Late Payment Removal
Lots of people worry that an overlooked bill means an overdue payment will be reported to a credit bureau and ruin their credit score.
But simple forgetfulness is unlikely to tank your score — even when you’re a little late.
Late fees versus overdue payments
Just because your wallet got hit with a late fee doesn’t mean your credit report got hit with a negative mark.
While a creditor may charge you a fee for paying three weeks late, your credit score will not be affected.
You can incur a late fee for being even 30 minutes late with a payment. Many creditors automatically impose a fee when your due date passes without a payment posted to your account. But if you’ve never or rarely been late before, your chances of getting a credit card issuer to reverse a late fee are rather good.
You don’t have to worry about a creditor reporting a payment that was a few days late, however. Credit bureaus don’t consider a payment late until it is 30 days past due. So, while your mortgage holder or credit card issuer may charge you extra for paying three weeks after the due date, your credit score should be unaffected by it.
When does a late payment get reported?
The standard for reporting delinquent payments to credit bureaus comes from the Credit Reporting Resource Guide, a standardized way for creditors to comply with federal law. Your payment can’t be reported late until it’s at least 30 days past due. You may be getting letters and phone calls about that overdue payment, but as far as the credit bureaus and your credit score is concerned, the account is “current and in good standing.”

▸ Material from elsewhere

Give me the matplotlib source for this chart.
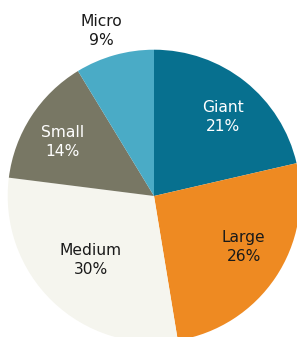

Thirty days late is bad, but it’s not as bad as 60, which is not as bad as 90 and so on.
Knowingly and intentionally reporting you late when the bill is not at least 30 days past its due date violates federal law.
That said, late is not an all-or-nothing issue. Thirty days late is bad, but it’s not as bad as 60, which is not as bad as 90. The sooner you can catch up, the less damage to your credit and the sooner your score can start to recover.